I am not going to pretend to know anywhere near as much as stacyx does on the subject of Honduras. But this article came up today on my “Love Hillary” feed, and while it lays out a number of different views of the situation it touches on the probable reason the “m” word is being eschewed by the Obama administration at this moment. Why Obama Won’t Use the M-Word for Honduras’ Coup (By Tim Padgett Time).
As recently as last weekend, we were seeing, on msm tickers, suggestions that the State Department, and Hillary herself, were prepared to take this significant step, but this was prior to her meeting with ousted President Zelaya this past week and the subsequent small group NSC meeting on Thursday which did not result in a change of designation. In a September 3 teleconference press briefing of the State Department Press Corps, Senior Administration Officials explained the administration’s position.
Padgett argues (emphasis mine):
But the Administration also sent a significant mixed signal. It didn’t use the m-word: Military. Its lawyers have determined that while Zelaya’s overthrow was a coup d’etat, it was not technically a military coup. The main reason: even though soldiers threw Zelaya out of the country at gunpoint, in his pajamas, he was not replaced with a military leader. Instead, Micheletti, a civilian who headed Honduras’ Congress, was made President. Other “complicating factors,” as the U.S. calls them, include lingering questions about which Honduran institution — Congress, the Supreme Court or the Army — actually ordered Zelaya’s removal after he openly defied a high court edict not to hold a non-binding referendum on constitutional reform.
The legal semantics matter. If the State Department labels a coup “military” — the most brutal and anti-democratic kind of overthrow — it automatically triggers a suspension of all non-humanitarian and non-democracy-related U.S. aid. In the case of Honduras, State Department officials insist that those measures have already been taken without the military-coup tag. But critics, who fear Obama is keeping the Honduras coup designation downgraded to mollify conservative Republicans, argue that further steps, like freezing Honduran bank accounts in the U.S., are still available to the Administration.
What we had originally seen on the tickers last weekend, was that somewhere between $180 and $200 billion could be suspended with a change of designation, so this suspension of funds is nowhere near what could be expected if the coup is designated military.

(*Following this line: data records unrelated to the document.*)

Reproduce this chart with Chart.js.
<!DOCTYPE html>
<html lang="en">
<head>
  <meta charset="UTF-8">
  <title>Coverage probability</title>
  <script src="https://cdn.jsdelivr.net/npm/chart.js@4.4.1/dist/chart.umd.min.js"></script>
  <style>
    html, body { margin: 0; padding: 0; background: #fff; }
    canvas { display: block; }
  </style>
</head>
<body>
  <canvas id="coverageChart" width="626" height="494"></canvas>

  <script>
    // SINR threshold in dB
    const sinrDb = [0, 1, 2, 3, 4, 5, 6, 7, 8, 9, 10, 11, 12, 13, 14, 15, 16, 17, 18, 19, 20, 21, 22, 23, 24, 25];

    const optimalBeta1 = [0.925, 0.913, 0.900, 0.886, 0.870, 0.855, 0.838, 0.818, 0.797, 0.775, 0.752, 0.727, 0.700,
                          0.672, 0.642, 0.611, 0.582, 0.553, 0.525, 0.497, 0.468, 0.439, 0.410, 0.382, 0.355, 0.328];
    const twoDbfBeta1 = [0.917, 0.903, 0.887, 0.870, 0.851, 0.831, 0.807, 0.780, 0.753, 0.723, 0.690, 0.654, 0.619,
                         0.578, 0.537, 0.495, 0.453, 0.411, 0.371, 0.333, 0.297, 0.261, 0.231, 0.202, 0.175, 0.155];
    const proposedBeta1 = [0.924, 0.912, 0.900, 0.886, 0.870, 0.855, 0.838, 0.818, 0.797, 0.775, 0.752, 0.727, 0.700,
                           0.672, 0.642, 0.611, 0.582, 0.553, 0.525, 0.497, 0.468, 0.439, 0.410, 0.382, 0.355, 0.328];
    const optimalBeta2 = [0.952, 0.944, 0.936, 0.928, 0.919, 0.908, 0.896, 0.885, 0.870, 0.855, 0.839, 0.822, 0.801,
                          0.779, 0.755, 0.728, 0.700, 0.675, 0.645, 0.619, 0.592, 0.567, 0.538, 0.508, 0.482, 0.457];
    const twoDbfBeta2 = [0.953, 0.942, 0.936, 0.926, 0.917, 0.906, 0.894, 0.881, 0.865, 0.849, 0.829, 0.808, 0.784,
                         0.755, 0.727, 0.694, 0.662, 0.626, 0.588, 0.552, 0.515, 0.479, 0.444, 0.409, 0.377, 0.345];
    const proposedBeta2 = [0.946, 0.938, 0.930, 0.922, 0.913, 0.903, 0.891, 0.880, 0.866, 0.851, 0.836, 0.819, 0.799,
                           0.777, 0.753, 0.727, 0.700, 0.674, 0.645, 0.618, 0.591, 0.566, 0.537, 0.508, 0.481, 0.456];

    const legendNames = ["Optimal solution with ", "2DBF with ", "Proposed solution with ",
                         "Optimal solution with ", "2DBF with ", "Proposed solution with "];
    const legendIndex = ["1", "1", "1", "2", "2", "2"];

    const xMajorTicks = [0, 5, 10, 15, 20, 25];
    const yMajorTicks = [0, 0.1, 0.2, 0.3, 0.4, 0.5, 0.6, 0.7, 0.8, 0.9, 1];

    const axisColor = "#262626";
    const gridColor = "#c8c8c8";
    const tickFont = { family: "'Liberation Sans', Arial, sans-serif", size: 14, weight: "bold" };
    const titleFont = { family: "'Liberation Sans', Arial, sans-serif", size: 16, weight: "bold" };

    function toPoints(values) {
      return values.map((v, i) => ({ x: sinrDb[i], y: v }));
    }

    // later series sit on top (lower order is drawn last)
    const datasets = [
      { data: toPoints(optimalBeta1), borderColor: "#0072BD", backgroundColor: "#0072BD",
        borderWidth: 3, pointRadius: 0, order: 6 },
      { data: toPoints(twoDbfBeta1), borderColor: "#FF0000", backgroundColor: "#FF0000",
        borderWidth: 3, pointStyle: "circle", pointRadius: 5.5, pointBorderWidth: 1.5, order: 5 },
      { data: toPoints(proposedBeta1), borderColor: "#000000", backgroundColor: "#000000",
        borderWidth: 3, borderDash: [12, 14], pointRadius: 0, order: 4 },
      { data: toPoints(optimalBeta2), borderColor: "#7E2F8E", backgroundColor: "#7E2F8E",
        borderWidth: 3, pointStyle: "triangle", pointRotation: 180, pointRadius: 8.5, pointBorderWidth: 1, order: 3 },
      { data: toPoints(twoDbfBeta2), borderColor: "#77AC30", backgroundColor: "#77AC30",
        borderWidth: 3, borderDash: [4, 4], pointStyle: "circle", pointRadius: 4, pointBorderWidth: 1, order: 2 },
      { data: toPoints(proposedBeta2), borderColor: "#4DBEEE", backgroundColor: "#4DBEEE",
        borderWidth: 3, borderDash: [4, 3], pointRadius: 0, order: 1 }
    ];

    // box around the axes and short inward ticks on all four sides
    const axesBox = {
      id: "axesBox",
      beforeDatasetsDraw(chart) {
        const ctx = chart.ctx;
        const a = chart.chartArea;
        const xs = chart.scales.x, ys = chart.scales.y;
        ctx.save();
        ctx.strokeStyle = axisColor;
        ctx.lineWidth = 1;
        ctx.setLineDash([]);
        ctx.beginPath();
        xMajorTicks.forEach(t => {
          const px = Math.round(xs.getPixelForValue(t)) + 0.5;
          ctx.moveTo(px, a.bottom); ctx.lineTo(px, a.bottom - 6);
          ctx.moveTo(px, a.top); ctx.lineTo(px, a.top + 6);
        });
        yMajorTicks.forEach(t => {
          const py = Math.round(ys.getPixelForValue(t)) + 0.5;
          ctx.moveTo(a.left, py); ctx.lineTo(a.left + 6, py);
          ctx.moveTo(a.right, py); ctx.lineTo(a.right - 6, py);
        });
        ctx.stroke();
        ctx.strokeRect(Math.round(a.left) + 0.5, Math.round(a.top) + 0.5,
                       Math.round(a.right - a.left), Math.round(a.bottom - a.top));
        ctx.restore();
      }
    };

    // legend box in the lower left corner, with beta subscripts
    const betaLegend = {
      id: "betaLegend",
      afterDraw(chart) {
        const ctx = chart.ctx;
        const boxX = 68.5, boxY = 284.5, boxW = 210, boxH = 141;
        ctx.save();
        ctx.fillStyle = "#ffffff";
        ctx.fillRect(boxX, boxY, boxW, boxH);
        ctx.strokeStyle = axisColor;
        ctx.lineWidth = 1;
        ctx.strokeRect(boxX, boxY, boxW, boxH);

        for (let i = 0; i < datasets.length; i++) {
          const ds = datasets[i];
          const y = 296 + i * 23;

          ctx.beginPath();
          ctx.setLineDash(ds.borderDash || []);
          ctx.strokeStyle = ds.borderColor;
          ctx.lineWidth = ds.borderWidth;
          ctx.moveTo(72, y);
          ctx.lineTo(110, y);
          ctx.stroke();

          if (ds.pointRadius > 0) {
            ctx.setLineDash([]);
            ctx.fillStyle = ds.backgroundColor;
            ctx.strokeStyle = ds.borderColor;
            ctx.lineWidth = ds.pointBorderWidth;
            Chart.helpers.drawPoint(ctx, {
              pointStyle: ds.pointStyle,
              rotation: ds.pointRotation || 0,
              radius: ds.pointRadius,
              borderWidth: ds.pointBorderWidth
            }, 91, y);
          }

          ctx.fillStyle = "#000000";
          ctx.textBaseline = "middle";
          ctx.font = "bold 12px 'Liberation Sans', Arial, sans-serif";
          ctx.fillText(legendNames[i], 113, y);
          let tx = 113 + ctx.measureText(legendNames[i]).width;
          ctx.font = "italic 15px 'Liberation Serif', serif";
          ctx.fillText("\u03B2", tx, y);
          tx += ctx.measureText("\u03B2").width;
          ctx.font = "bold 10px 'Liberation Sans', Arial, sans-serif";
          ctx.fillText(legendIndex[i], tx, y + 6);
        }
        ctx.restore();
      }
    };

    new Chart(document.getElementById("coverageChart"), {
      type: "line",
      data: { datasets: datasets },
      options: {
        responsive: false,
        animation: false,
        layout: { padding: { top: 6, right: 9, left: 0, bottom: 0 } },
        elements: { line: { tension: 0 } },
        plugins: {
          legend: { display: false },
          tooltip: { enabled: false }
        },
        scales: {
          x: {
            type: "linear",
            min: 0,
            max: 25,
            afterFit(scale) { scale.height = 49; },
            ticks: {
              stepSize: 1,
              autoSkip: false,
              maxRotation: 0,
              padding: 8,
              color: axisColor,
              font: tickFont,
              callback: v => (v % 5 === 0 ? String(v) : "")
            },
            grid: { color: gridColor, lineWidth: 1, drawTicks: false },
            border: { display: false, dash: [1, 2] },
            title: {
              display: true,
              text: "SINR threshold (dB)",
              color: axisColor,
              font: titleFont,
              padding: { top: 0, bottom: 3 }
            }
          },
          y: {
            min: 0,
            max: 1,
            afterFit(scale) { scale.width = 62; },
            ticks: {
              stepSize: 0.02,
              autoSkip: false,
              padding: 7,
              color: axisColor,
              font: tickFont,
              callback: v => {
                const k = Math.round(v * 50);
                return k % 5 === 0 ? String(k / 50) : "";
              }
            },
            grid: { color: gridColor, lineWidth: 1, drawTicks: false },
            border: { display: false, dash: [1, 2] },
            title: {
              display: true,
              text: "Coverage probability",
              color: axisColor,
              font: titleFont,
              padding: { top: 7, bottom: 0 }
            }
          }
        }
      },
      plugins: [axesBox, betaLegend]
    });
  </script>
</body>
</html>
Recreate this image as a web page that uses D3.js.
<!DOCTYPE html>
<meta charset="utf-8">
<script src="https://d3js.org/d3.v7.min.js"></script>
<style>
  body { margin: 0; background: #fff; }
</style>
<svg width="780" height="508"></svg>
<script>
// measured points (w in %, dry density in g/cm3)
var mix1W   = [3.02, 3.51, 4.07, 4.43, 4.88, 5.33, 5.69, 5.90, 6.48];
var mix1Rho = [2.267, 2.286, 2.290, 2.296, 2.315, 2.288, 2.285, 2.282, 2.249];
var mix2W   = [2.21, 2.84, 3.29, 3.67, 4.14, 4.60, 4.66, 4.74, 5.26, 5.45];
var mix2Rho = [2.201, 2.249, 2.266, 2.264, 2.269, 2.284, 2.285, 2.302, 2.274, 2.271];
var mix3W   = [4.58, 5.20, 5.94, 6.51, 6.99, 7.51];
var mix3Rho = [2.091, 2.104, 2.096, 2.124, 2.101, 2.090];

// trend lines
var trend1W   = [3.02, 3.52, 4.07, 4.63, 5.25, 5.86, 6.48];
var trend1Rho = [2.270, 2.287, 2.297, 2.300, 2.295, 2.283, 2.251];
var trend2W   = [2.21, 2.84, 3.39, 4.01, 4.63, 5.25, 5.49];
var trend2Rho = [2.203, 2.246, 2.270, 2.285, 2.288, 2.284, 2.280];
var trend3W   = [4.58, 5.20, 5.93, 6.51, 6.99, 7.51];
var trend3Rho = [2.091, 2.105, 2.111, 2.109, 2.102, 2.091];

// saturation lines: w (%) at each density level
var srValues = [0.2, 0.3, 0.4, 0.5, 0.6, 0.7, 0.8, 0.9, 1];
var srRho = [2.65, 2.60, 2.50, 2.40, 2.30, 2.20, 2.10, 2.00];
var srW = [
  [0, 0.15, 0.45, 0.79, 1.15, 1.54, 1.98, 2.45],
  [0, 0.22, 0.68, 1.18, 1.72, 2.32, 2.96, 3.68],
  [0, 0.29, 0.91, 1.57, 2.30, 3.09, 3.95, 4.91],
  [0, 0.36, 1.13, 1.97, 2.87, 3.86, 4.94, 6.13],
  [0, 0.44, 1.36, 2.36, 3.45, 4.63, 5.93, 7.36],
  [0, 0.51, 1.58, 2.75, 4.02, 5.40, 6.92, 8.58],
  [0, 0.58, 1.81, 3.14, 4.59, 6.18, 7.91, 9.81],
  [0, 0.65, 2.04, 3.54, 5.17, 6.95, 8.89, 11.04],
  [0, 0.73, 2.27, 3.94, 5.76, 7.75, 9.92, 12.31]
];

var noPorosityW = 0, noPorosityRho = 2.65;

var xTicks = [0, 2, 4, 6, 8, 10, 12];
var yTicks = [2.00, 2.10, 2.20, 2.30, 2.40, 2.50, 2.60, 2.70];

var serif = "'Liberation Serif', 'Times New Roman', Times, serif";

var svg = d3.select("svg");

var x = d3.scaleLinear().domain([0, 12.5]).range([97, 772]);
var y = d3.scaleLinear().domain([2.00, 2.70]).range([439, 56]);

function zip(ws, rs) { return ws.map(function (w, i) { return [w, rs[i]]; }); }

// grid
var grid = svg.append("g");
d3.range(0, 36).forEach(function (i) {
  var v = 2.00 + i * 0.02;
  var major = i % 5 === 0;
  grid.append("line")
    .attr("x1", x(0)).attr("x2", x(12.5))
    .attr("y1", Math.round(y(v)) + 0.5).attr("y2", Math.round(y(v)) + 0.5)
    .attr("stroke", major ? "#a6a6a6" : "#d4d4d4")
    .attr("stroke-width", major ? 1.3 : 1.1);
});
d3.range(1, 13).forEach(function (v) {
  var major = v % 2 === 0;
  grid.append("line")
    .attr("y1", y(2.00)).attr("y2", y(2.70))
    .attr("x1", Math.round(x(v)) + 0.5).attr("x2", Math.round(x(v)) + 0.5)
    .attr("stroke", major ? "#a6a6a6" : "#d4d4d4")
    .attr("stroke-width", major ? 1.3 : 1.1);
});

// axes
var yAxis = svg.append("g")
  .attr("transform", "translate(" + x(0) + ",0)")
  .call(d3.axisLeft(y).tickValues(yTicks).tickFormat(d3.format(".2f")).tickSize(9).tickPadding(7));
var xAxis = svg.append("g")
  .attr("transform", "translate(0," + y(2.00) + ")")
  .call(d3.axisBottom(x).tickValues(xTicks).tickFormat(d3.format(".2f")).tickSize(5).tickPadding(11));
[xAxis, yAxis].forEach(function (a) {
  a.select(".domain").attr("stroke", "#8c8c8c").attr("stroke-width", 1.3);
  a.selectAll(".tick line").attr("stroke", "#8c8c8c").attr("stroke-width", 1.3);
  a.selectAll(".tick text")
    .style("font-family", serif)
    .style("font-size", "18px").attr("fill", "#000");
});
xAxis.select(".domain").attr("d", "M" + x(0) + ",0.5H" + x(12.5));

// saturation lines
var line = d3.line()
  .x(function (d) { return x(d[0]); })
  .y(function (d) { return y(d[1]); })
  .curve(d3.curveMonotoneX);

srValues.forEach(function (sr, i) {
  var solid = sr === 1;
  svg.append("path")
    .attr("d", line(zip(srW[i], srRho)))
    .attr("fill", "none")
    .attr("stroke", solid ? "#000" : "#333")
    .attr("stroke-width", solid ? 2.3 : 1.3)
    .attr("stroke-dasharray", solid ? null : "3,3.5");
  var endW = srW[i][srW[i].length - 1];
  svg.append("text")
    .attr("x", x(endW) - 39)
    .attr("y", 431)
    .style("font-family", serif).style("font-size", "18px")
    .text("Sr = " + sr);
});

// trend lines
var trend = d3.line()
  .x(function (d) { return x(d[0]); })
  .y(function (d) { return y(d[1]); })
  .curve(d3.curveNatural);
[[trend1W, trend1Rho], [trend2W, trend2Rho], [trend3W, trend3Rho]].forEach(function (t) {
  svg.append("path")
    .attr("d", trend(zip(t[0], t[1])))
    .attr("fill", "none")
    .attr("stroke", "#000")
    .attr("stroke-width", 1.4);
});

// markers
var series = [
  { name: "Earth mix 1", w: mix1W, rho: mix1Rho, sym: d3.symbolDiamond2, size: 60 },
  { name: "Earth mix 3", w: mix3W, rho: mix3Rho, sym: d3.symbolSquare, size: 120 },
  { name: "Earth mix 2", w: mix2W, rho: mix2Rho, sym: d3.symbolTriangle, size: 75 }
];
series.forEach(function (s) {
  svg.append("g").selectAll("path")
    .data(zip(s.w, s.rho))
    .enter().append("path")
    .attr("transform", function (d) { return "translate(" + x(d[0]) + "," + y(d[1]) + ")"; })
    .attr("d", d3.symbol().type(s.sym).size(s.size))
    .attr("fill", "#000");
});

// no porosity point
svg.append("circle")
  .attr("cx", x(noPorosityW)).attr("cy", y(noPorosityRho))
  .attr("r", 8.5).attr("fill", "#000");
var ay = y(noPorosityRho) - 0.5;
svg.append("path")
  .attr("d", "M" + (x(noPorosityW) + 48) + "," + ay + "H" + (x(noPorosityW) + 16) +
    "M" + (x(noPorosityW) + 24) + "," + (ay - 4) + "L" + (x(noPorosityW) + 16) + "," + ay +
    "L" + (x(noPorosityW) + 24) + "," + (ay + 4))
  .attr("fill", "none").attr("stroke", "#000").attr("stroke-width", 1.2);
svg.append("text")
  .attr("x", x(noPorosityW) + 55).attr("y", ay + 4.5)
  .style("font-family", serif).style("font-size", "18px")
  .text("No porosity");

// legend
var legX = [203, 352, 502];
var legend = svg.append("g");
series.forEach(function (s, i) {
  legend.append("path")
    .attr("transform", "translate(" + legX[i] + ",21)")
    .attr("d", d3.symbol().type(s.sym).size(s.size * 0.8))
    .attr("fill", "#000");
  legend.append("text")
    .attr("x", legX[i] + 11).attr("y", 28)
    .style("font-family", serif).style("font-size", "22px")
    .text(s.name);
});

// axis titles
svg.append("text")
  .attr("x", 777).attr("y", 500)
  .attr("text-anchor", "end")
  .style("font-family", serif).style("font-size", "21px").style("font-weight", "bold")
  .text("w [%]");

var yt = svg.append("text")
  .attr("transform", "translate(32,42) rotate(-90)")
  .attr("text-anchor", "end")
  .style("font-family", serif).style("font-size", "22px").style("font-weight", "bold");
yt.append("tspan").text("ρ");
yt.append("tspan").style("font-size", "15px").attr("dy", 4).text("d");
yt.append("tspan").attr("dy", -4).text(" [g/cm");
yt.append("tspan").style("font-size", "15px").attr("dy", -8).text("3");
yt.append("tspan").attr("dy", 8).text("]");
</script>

Here’s my two cents on this issue. Neither the Senior Administration Officials nor Padgett have addressed the term “military coup” quite the way I have always understood it (initiated AND carried out by a military coalition) and clearly the problem here is one of definition. What exactly IS the definition of a military coup? Is it a function of who is installed following the coup? Padgett suggests this. Is it a function of what body carries out the coup? Or is it a function of where the coup was initiated. This is NOT simple. It is very complicated. If installation defines the coup, this was not military since they installed a civilian as de facto President. If we take the actors as definition, the coup was carried out by the military, so it could be so designated. It appears that the Honduran Supreme Court initiated this, and ordered the military (illegally) to remove Zelaya (Congress may also have been involved, but if so neither were they following their consitutional law). If branches of the government initiated the coup, regardless of what body carried it out, perhaps it does not fit the current definition of a military coup.
My memories of Latin American military coups include the one in Chile where the military took the national palace and, following Allende’s suicide, a junta took over from three branches of the military and one from the police force. Agusto Pinochet rose from this junta to individual power. Three years later, Isabel Péron was overthrown by the military and was replaced by Jorge Videla’s military regime. Those are very clearly military, from the initiation, to the actors, to the defacto leader installed. Honduras is different . Things are not so clear-cut – perhaps intentionally so. But the conundrum remains. What kind of coup d’état WAS this?
We can see what the complications are, and we can understand the hesitancy here. It may be time to redefine the term “Military coup” or perhaps to expand and elaborate.
Now with regard to stacyx’s final comment on the last post, I agree that this explanation would be clear and well-taken if stated by Secretary Clinton who does not mince words and tends to speak in a way that people understand. Yes, perhaps a Sunday morning show would be appropriate. Not to be – CBS has Duncan on H1N1, NBC has Axelrod on Healthcare, Stephanopoulos has Gibbs and my deepest sympathy for pulling THAT short straw. (Not that Axelrod is any picnic, either. Does anyone besides Hillary in the administration NOT have a language tic?)
But now is now, and later is later. Moving into the future, among the many things needing to be addressed at State ( and Hillary has a HUGE agenda) is perhaps a revision of our definition of military coup. The fate of a nation is hanging on a word.